## CS/Stat/Data 118 - Fall 2021
## Lecture 15 - Fuzzy Matching


### Often times different strings can refer to the same real-world entities
* This can happen due to typos
* Or sometimes we just have multiple ways of referring to the same thing - e.g., “Dave” vs. “David”
    * Of course, sometimes identical strings refer to different real-world entities (need more information in this case)
    
    
* This comes up when “deduplicating” data (“dedup”)
* Also an issue when combining data from different data sets

### We’ll look at ways of measuring string similarity


### Challenges

#### Accuracy: Matching strings often appear quite differently
* Typing and OCR errors: David Smith vs. Davod Smith
* Different formatting conventions: 10/8 vs. Oct 8
* Custom abbreviation, shortening, or omission: Daniel Walker Herbert Smith vs. Daniel W.H.Smith
* Different names, nick names: William Smith vs. Bill Smith
* Shuffling parts of strings: Dept. of Computer Science, UChicago vs. Computer Science Dept., UChicago

#### Scalability: Checking all pairs can be infeasible with “Big Data” (n^2 problem)
* We’ll talk about these types of problems next quarter!!!

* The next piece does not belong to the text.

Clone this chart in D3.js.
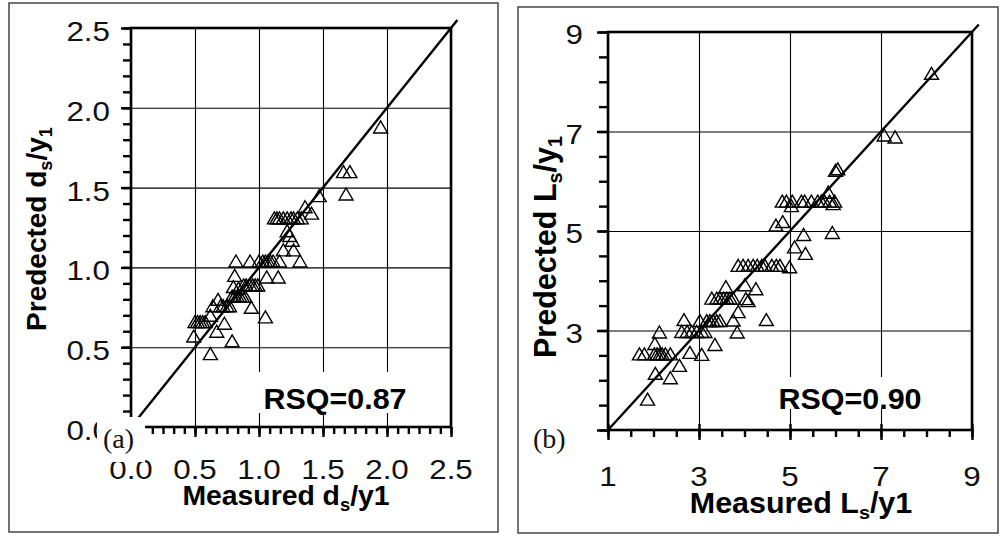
<!DOCTYPE html>
<html><head><meta charset="utf-8">
<script src="https://cdn.jsdelivr.net/npm/d3@7"></script>
<style>body{margin:0;background:#fff}svg{display:block}</style>
</head><body><svg id="c" width="1000" height="537"></svg>
<script>
// ---------- data ----------
const measuredA = [1.95, 1.66, 1.71, 1.68, 1.47, 1.36, 1.41,
  1.12, 1.14, 1.16, 1.19, 1.22, 1.25, 1.27, 1.30, 1.33,
  1.22, 1.24, 1.26, 1.19, 1.27, 1.32, 1.16,
  0.82, 0.93, 1.00, 1.03, 1.05, 1.07, 1.09, 1.11,
  1.06, 1.15, 0.81,
  0.88, 0.90, 0.93, 0.95, 0.97, 0.99,
  0.80, 0.84,
  0.79, 0.81, 0.83, 0.85, 0.87, 0.89,
  0.94, 1.05,
  0.70, 0.72, 0.75, 0.77,
  0.68, 0.64, 0.73, 0.67,
  0.50, 0.52, 0.54, 0.56, 0.58,
  0.62, 0.49, 0.79, 0.62];
const predictedA = [1.88, 1.60, 1.60, 1.46, 1.45, 1.38, 1.34,
  1.31, 1.31, 1.31, 1.31, 1.31, 1.31, 1.31, 1.31, 1.31,
  1.23, 1.20, 1.17, 1.11, 1.11, 1.04, 1.04,
  1.04, 1.04, 1.04, 1.04, 1.04, 1.04, 1.04, 1.04,
  0.94, 0.94, 0.95,
  0.89, 0.89, 0.89, 0.89, 0.89, 0.89,
  0.88, 0.87,
  0.82, 0.82, 0.82, 0.82, 0.82, 0.82,
  0.75, 0.69,
  0.76, 0.76, 0.76, 0.76,
  0.80, 0.76, 0.65, 0.60,
  0.66, 0.66, 0.66, 0.66, 0.66,
  0.70, 0.57, 0.54, 0.46];

const measuredB = [8.11, 7.07, 7.31, 6.00, 6.05,
  4.83, 4.92, 5.05, 5.25, 5.32, 5.47, 5.61, 5.69, 5.76, 5.87, 5.98,
  5.03, 5.84, 5.95,
  4.69, 4.84, 5.93, 5.30, 5.10, 5.34,
  3.86, 3.97, 4.08, 4.19, 4.28, 4.38, 4.45, 4.60, 4.70, 4.78,
  4.99,
  4.01, 3.59, 4.25,
  3.28, 3.39, 3.46, 3.54, 3.61, 3.68, 3.75,
  4.03, 4.08,
  3.86, 3.75, 3.84, 4.48,
  3.02, 3.17, 3.24, 3.31, 3.39, 3.46,
  2.67,
  2.62, 2.74, 2.84, 2.95, 3.06, 3.13,
  2.13, 2.03, 2.80, 3.06, 3.35,
  1.69, 1.80, 2.02, 2.08, 2.14, 2.19, 2.26, 2.37,
  2.57, 2.04, 2.37, 1.87];
const predictedB = [8.17, 6.93, 6.89, 6.22, 6.25,
  5.60, 5.60, 5.60, 5.60, 5.60, 5.60, 5.60, 5.60, 5.60, 5.60, 5.60,
  5.51, 5.78, 5.55,
  5.12, 5.19, 4.97, 4.93, 4.68, 4.55,
  4.31, 4.31, 4.31, 4.31, 4.31, 4.31, 4.31, 4.31, 4.31, 4.31,
  4.28,
  3.92, 3.88, 3.84,
  3.65, 3.65, 3.65, 3.65, 3.65, 3.65, 3.65,
  3.64, 3.60,
  3.38, 3.21, 2.97, 3.22,
  3.20, 3.20, 3.20, 3.20, 3.20, 3.20,
  3.22,
  2.98, 2.98, 2.98, 2.98, 2.98, 2.98,
  2.97, 2.74, 2.56, 2.52, 2.72,
  2.53, 2.53, 2.53, 2.53, 2.53, 2.53, 2.53, 2.53,
  2.30, 2.14, 2.05, 1.62];

const xTickLabelsA = ["0.0", "0.5", "1.0", "1.5", "2.0", "2.5"];
const yTickLabelsA = ["0.0", "0.5", "1.0", "1.5", "2.0", "2.5"];
const xTickLabelsB = ["1", "3", "5", "7", "9"];
const yTickLabelsB = ["1", "3", "5", "7", "9"];
const rsqTextA = "RSQ=0.87";
const rsqTextB = "RSQ=0.90";

// ---------- drawing ----------
const svg = d3.select("#c");
const SANS = "'Liberation Sans', Arial, Helvetica, sans-serif";
const SERIF = "'Liberation Serif', 'Times New Roman', serif";

function drawPanel(p) {
  const g = svg.append("g");
  const x = d3.scaleLinear().domain(p.xDomain).range([p.left, p.right]);
  const y = d3.scaleLinear().domain(p.yDomain).range([p.bottom, p.top]);
  const xMajor = p.xTicks.map(Number), yMajor = p.yTicks.map(Number);

  // outer frame
  g.append("rect").attr("x", p.frame[0]).attr("y", p.frame[1])
    .attr("width", p.frame[2]).attr("height", p.frame[3])
    .attr("fill", "none").attr("stroke", "#444").attr("stroke-width", 1.5);

  const clean = a => { a.select(".domain").remove(); a.selectAll("text").remove();
    a.selectAll("line").attr("stroke", "#000"); };

  // gridlines
  g.append("g").attr("transform", `translate(0,${p.bottom})`)
    .call(d3.axisBottom(x).tickValues(xMajor).tickSize(-(p.bottom - p.top)))
    .call(clean).selectAll("line").attr("stroke-width", 1.1);
  g.append("g").attr("transform", `translate(${p.left},0)`)
    .call(d3.axisLeft(y).tickValues(yMajor).tickSize(-(p.right - p.left)))
    .call(clean).selectAll("line").attr("stroke-width", 1.1);

  // white box behind RSQ
  g.append("rect").attr("x", p.rsqBox[0]).attr("y", p.rsqBox[1])
    .attr("width", p.rsqBox[2]).attr("height", p.rsqBox[3]).attr("fill", "#fff");

  // 1:1 line
  g.append("line")
    .attr("x1", x(p.diag[0])).attr("y1", y(p.diag[0]))
    .attr("x2", x(p.diag[1])).attr("y2", y(p.diag[1]))
    .attr("stroke", "#000").attr("stroke-width", 2.4);

  // points (open triangles)
  const pts = p.mx.map((v, i) => [v, p.my[i]]);
  g.append("g").selectAll("path").data(pts).join("path")
    .attr("d", "M0,-6L7,6L-7,6Z")
    .attr("transform", d => `translate(${x(d[0])},${y(d[1])})`)
    .attr("fill", "none").attr("stroke", "#000").attr("stroke-width", 1.4);

  // RSQ text
  g.append("text").attr("transform", `translate(${p.rsqPos[0]},${p.rsqPos[1]}) scale(1.05,1)`)
    .attr("text-anchor", "middle").attr("font-family", SANS).attr("font-weight", "bold")
    .attr("font-size", p.rsqSize).attr("fill", "#000").text(p.rsq);

  // ticks
  g.append("g").attr("transform", `translate(0,${p.bottom})`)
    .call(d3.axisBottom(x).tickValues(p.xMinor).tickSize(p.xMinorLen))
    .call(clean).selectAll("line").attr("stroke-width", 2.4);
  g.append("g").attr("transform", `translate(0,${p.bottom})`)
    .call(d3.axisBottom(x).tickValues(xMajor).tickSize(p.xMajorLen))
    .call(clean).selectAll("line").attr("stroke-width", 2.4).attr("y1", -p.xMajorIn);
  g.append("g").attr("transform", `translate(${p.left},0)`)
    .call(d3.axisLeft(y).tickValues(p.yMinor).tickSize(p.yMinorLen))
    .call(clean).selectAll("line").attr("stroke-width", 2.4);
  g.append("g").attr("transform", `translate(${p.left},0)`)
    .call(d3.axisLeft(y).tickValues(yMajor).tickSize(p.yMajorLen))
    .call(clean).selectAll("line").attr("stroke-width", 2.4);

  // plot border (thick)
  g.append("rect").attr("x", p.left).attr("y", p.top)
    .attr("width", p.right - p.left).attr("height", p.bottom - p.top)
    .attr("fill", "none").attr("stroke", "#000").attr("stroke-width", 2.6);

  // tick labels
  g.append("g").selectAll("text").data(p.yTicks).join("text")
    .attr("transform", d => `translate(${p.yLabelRight},${y(+d) + p.yLabelDy}) scale(1.12,1)`)
    .attr("text-anchor", "end").attr("font-family", SANS).attr("font-size", 28)
    .attr("fill", "#111").text(d => d);
  g.append("g").selectAll("text").data(p.xTicks).join("text")
    .attr("transform", d => `translate(${x(+d)},${p.xLabelBase}) scale(1.12,1)`)
    .attr("text-anchor", "middle").attr("font-family", SANS).attr("font-size", 28)
    .attr("fill", "#111").text(d => d);

  // corner box + panel letter
  g.append("rect").attr("x", p.cornerBox[0]).attr("y", p.cornerBox[1])
    .attr("width", p.cornerBox[2]).attr("height", p.cornerBox[3]).attr("fill", "#fff");
  g.append("text").attr("x", p.letterPos[0]).attr("y", p.letterPos[1])
    .attr("font-family", SERIF).attr("font-size", 28).attr("fill", "#111").text(p.letter);

  // x title
  const xt = g.append("text")
    .attr("transform", `translate(${p.xTitlePos[0]},${p.xTitlePos[1]}) scale(1.05,1)`)
    .attr("text-anchor", "middle").attr("font-family", SANS).attr("font-weight", "bold")
    .attr("font-size", p.xTitleSize).attr("fill", "#000");
  xt.append("tspan").text(p.xTitle[0]);
  xt.append("tspan").attr("font-size", p.xTitleSize * 0.65).attr("dy", 6).text(p.xTitle[1]);
  xt.append("tspan").attr("dy", -6).text(p.xTitle[2]);

  // y title
  const yt = g.append("text")
    .attr("transform", `translate(${p.yTitlePos[0]},${p.yTitlePos[1]}) rotate(-90)`)
    .attr("text-anchor", "middle").attr("font-family", SANS).attr("font-weight", "bold")
    .attr("font-size", p.yTitleSize).attr("fill", "#000");
  yt.append("tspan").text(p.yTitle[0]);
  yt.append("tspan").attr("font-size", p.yTitleSize * 0.65).attr("dy", 6).text(p.yTitle[1]);
  yt.append("tspan").attr("dy", -6).text(p.yTitle[2]);
  yt.append("tspan").attr("font-size", p.yTitleSize * 0.65).attr("dy", 6).text(p.yTitle[3]);
}

drawPanel({
  frame: [9, 3, 489, 529],
  left: 131, right: 451, top: 28, bottom: 427,
  xDomain: [0, 2.5], yDomain: [0, 2.5],
  xTicks: xTickLabelsA, yTicks: yTickLabelsA,
  xMinor: d3.range(0, 31).map(i => i * 2.5 / 30),
  yMinor: d3.range(0, 26).map(i => i / 10),
  xMinorLen: 7, xMajorLen: 10, xMajorIn: 0,
  yMinorLen: 8, yMajorLen: 10,
  mx: measuredA, my: predictedA,
  diag: [0, 2.55],
  rsq: rsqTextA, rsqPos: [335, 409], rsqSize: 29, rsqBox: [256, 372, 160, 41],
  yLabelRight: 110, yLabelDy: 13, xLabelBase: 479,
  cornerBox: [97, 417, 48, 45], letter: "(a)", letterPos: [103, 448],
  xTitle: ["Measured d", "s", "/y1"], xTitlePos: [286, 505], xTitleSize: 27,
  yTitle: ["Predected d", "s", "/y", "1"], yTitlePos: [46, 229], yTitleSize: 28
});

drawPanel({
  frame: [518, 7, 480, 526],
  left: 608, right: 972, top: 32, bottom: 430,
  xDomain: [1, 9], yDomain: [1, 9],
  xTicks: xTickLabelsB, yTicks: yTickLabelsB,
  xMinor: d3.range(0, 17).map(i => 1 + i * 0.5),
  yMinor: d3.range(0, 17).map(i => 1 + i * 0.5),
  xMinorLen: 7, xMajorLen: 10, xMajorIn: 6,
  yMinorLen: 9, yMajorLen: 11,
  mx: measuredB, my: predictedB,
  diag: [1, 9.15],
  rsq: rsqTextB, rsqPos: [850, 409], rsqSize: 29, rsqBox: [773, 377, 158, 32],
  yLabelRight: 583, yLabelDy: 12, xLabelBase: 486,
  cornerBox: [528, 418, 62, 42], letter: "(b)", letterPos: [533, 448],
  xTitle: ["Measured L", "s", "/y1"], xTitlePos: [801, 513], xTitleSize: 29,
  yTitle: ["Predected L", "s", "/y", "1"], yTitlePos: [556, 247], yTitleSize: 30.5
});
</script></body></html>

### String Similarity Measures

### s(x,y)

* The higher s(x,y), the more likely that x and y match
* Declare x and y to match if s(x,y) ≥ some threshold “t”   


### Question: what are some approaches to measuring string similarity????
* What are some of the features of strings you can use?
* How to turn them into a metric?

   ## Jaccard Distance - A Set-Based Measure ##

### Set-Based Measures ###
* View strings as sets or **multi-sets** (or **bags**) of tokens
    * Q: What's the difference between a "set" and a "multi-set"?
* Use set-related properties to compute similarity scores

#### Common methods to generate tokens ####
* **words** delimited by space
    * possibly **stem** the words (i.e, remove -ing, -ed, etc.)
    * remove common **stop words** (e.g., the, and, of)
    * e.g., given “david smith”generate tokens “david” and “smith”
<p>

</p> 
  
* **q-grams**, substrings of length q
    * e.g., for “david smith” the set of 3-grams are {##d, #da, dav, avi, …, h##}
    * special characters (in this case, "#") are added to handle the start and end of string

In [1]:
#A Function to break a string into bigrams (two-character tokens)
#we'll pad the string with a special character on the front and end
#NOTE: This uses a bit of Python magic called a "List Comprehension"
#we could also do it with a normal for loop and append as we have done in the past

def bi_gram(str):
    str = '#' + str + '#'
    return([str[i:i+2] for i in range(len(str)-1)])

In [2]:
bi_gram('Dan Nicolae')

['#D', 'Da', 'an', 'n ', ' N', 'Ni', 'ic', 'co', 'ol', 'la', 'ae', 'e#']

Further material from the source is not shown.